Hospitals at night are strange places. Their tiled corridors, sterile operating theatres and mutedly lit wards seem to be haunted by the many pains which drugged or restless slumber holds at bay until dawn rolls back the sombre blinds of night. Then the lamp is extinguished on the night sister's desk and there is an increasing stir of activity as patients wake in the wards and nurses come on duty with their cloaks flying like banners as they race across the hospital quadrangle.
A hospital is a world apart, like a liner at sea, or a star in the sky.
A hospital is at once a battlefield, a place of prayer and a haven of hope.
The small side ward in which five-year-old Frankie Scanlan lay fighting for his life was all three that night. For many hours science grappled with that fa
celess scavenger called death . . . and who can say if it was science or the prayers of a boy's loving parents that finally routed the scavenger? All that was certain was the fact that when dawn's light tip-toed into the room Frankie was at last peacefully sleeping, and there was a faint, faint hint of colour in his waxy cheeks.

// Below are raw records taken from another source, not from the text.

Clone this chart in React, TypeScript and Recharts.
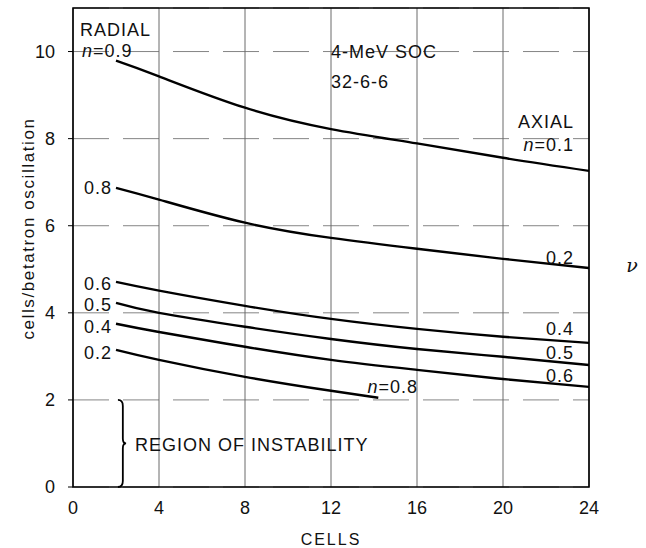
import React from 'react';
import { ComposedChart, Line, XAxis, YAxis, CartesianGrid, ReferenceDot, ReferenceArea, Label } from 'recharts';

const xTicks = [0, 4, 8, 12, 16, 20, 24];
const yTicks = [0, 2, 4, 6, 8, 10];
const nuTicks = [8, 6, 4, 3, 2];
const nuLabels = ['0.75', '1.0', '1.5', '2.0', '3.0'];

// cells per sector
const cells = [2, 4, 8, 12, 16, 20, 24];
const cellsShort = [2, 4, 8, 12, 14.2];

// cells / betatron oscillation, one curve per radial n (axial n = 1 - radial)
const radial09 = [9.79, 9.43, 8.71, 8.22, 7.89, 7.56, 7.26];
const radial08 = [6.87, 6.6, 6.07, 5.72, 5.47, 5.24, 5.03];
const radial06 = [4.71, 4.51, 4.16, 3.86, 3.63, 3.45, 3.31];
const radial05 = [4.23, 4.0, 3.68, 3.4, 3.17, 2.99, 2.8];
const radial04 = [3.75, 3.56, 3.22, 2.92, 2.69, 2.48, 2.3];
const radial02 = [3.15, 2.92, 2.53, 2.21, 2.05];

const pts = (xs: number[], ys: number[]) => xs.map((x, i) => ({ x, y: ys[i] }));

const series = [
  pts(cells, radial09),
  pts(cells, radial08),
  pts(cells, radial06),
  pts(cells, radial05),
  pts(cells, radial04),
  pts(cellsShort, radial02),
];

const FONT = "'Liberation Sans', Arial, sans-serif";

// annotations: [text, x, y, anchor]
const notes: [string, number, number, string][] = [
  ['RADIAL', 0.33, 10.5, 'start'],
  ['n=0.9', 0.42, 10.02, 'start'],
  ['4-MeV SOC', 12.0, 9.98, 'start'],
  ['32-6-6', 12.0, 9.31, 'start'],
  ['AXIAL', 23.3, 8.39, 'end'],
  ['n=0.1', 23.3, 7.86, 'end'],
  ['0.8', 1.82, 6.87, 'end'],
  ['0.2', 23.3, 5.27, 'end'],
  ['0.6', 1.82, 4.67, 'end'],
  ['0.5', 1.82, 4.18, 'end'],
  ['0.4', 1.82, 3.68, 'end'],
  ['0.2', 1.82, 3.08, 'end'],
  ['0.4', 23.3, 3.63, 'end'],
  ['0.5', 23.3, 3.08, 'end'],
  ['0.6', 23.3, 2.55, 'end'],
  ['n=0.8', 13.7, 2.3, 'start'],
  ['REGION OF INSTABILITY', 2.88, 0.97, 'start'],
];

const renderText = (txt: string) => {
  if (txt.startsWith('n=')) {
    return (
      <>
        <tspan fontStyle="italic">n</tspan>
        {txt.slice(1)}
      </>
    );
  }
  return txt;
};

const Brace = (props: any) => {
  const { x, y, width, height } = props;
  const xm = x + width * 0.6;
  const tip = x + width;
  const mid = y + height / 2;
  const yb = y + height;
  const d = `M${x},${y} Q${xm},${y} ${xm},${y + 6} L${xm},${mid - 5} Q${xm},${mid} ${tip},${mid} Q${xm},${mid} ${xm},${mid + 5} L${xm},${yb - 6} Q${xm},${yb} ${x},${yb}`;
  return <path d={d} fill="none" stroke="#000" strokeWidth={1.8} />;
};

const tickStyle = { fill: '#111', fontSize: 18, fontFamily: FONT };

const App = () => {
  return (
    <div style={{ position: 'absolute', left: 0, top: 0, background: '#fff' }}>
      <ComposedChart width={646} height={548} margin={{ top: 8, right: 0, bottom: 0, left: 0 }}>
        <CartesianGrid horizontal={false} stroke="#444" strokeWidth={0.8} />
        <CartesianGrid vertical={false} stroke="#666" strokeWidth={0.8} strokeDasharray="36 14" />
        <XAxis
          dataKey="x"
          type="number"
          domain={[0, 24]}
          ticks={xTicks}
          allowDataOverflow
          height={61}
          axisLine={false}
          tickLine={false}
          tickSize={0}
          tickMargin={14}
          tick={tickStyle}
        >
          <Label value="CELLS" position="insideBottom" offset={3} style={{ fill: '#111', fontSize: 16, fontFamily: FONT, letterSpacing: 2 }} />
        </XAxis>
        <YAxis
          type="number"
          domain={[0, 11]}
          ticks={yTicks}
          width={73}
          axisLine={false}
          tickSize={5}
          tickMargin={13}
          tickLine={{ stroke: '#000' }}
          tick={tickStyle}
        >
          <Label
            content={(p: any) => {
              const vb = p.viewBox;
              const cx = vb.x + 28;
              const cy = vb.y + vb.height / 2 - 19;
              return (
                <text x={cx} y={cy} transform={`rotate(-90 ${cx} ${cy})`} textAnchor="middle" dominantBaseline="central" fill="#111" fontSize={17} letterSpacing={1.6} fontFamily={FONT}>
                  cells/betatron oscillation
                </text>
              );
            }}
          />
        </YAxis>
        <YAxis
          yAxisId="right"
          orientation="right"
          type="number"
          domain={[0, 11]}
          ticks={nuTicks}
          tickFormatter={(v: number) => nuLabels[nuTicks.indexOf(v)]}
          width={57}
          axisLine={false}
          tickSize={5}
          tickMargin={8}
          tickLine={{ stroke: '#000' }}
          tick={tickStyle}
        />
        <ReferenceArea x1={0} x2={24} y1={0} y2={11} fill="none" fillOpacity={0} stroke="#000" strokeWidth={1.6} />
        <ReferenceArea x1={2.09} x2={2.47} y1={0} y2={2} shape={Brace} />
        {series.map((d, i) => (
          <Line
            key={i}
            data={d}
            dataKey="y"
            type="natural"
            stroke="#000"
            strokeWidth={2.4}
            dot={false}
            isAnimationActive={false}
          />
        ))}
        {notes.map(([t, x, y, anchor], i) => (
          <ReferenceDot
            key={'n' + i}
            x={x}
            y={y}
            r={0}
            fill="none"
            stroke="none"
            ifOverflow="visible"
            label={(p: any) => (
              <text
                x={p.viewBox.x}
                y={p.viewBox.y}
                textAnchor={anchor}
                dominantBaseline="central"
                fill="#111"
                fontSize={18}
                letterSpacing={1}
                fontFamily={FONT}
              >
                {renderText(t)}
              </text>
            )}
          />
        ))}
        <ReferenceDot
          x={24}
          y={5.1}
          r={0}
          fill="none"
          stroke="none"
          ifOverflow="visible"
          label={(p: any) => (
            <text x={p.viewBox.x + 43} y={p.viewBox.y} textAnchor="middle" dominantBaseline="central" fill="#111" fontSize={19} fontStyle="italic" fontFamily="'DejaVu Serif', serif">
              ν
            </text>
          )}
        />
      </ComposedChart>
    </div>
  );
};

export default App;
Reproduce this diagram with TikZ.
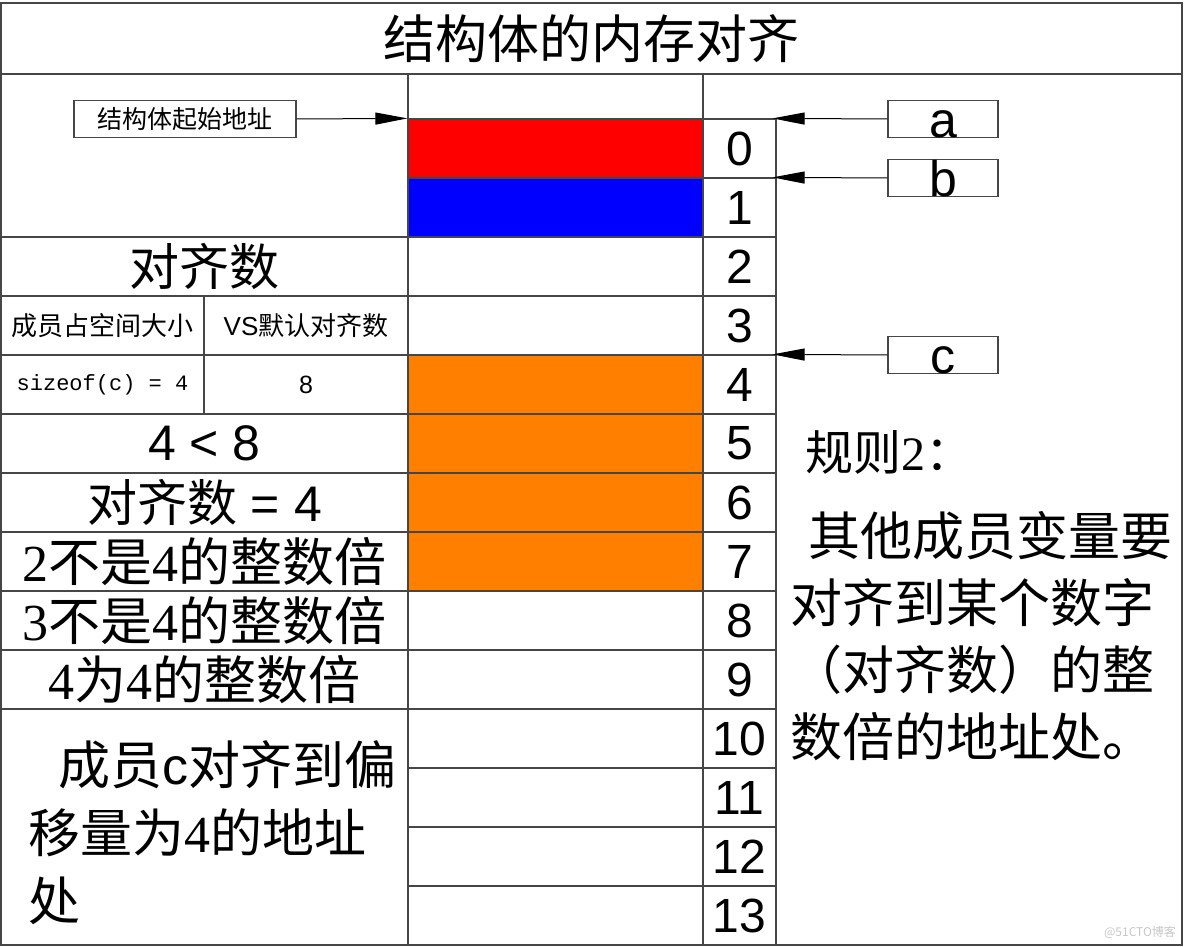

Bryony burst into tears in Rick's arms, while the doctor walked tiredly, yet elatedly, to the waiting-room to tell those who sat there that the child had survived the crisis of his illness and now stood a chance of making a complete recovery.
Within a week or so Frankie was beginning to sit up and take notice. When he first realized that his Auntie Fern was sitting beside his bed, his blue eyes grew big as saucers, then he smiled with delight and snuggled his cheek against her hand . . . and how could she help but remember another, much bigger boy who had often done the same thing?
And thinking of Ross, how could she stop a clutch of terror at her heart at the growing infrequency of his phone calls?
By the time Frankie was well enough to be taken home, prior to his convalescence, the crisp voice of the telephone exchange operator was no longer asking for
Mrs. Kingdom, to tell her a call was coming through from California.
Only Fern's innate courage made it possible for her to bear the pain, the terrible and lonely sense of loss. She knew Bryony and Rick had noticed the cessation of Ross's phone calls, and when Bryony tentatively approached the subject, Fern admitted outright that she wasn't returning to America.
"Our marriage just didn't work out, Bry," she said. "I love him, but he doesn't love me."
And so it came about that when Frankie's convalescence was discussed, Aster's husband, with an unexpected burst of generosity, suggested that Bryony and Fern take the boy on a cruise to the Mediterranean at his expense. The sea air would work wonders for the little lad, George said. For his mother as well, he added laughingly, giving Bryony's still rather wan cheek a playful pinch. He had a bit of a weakness for pretty little Bryony. She was less aggressive than his wife, and he had always mistaken Fern's reserve for a species of superiority. She was dashed beautiful, of course, but not exactly the encouraging sort. Not a kitten you could playfully pet.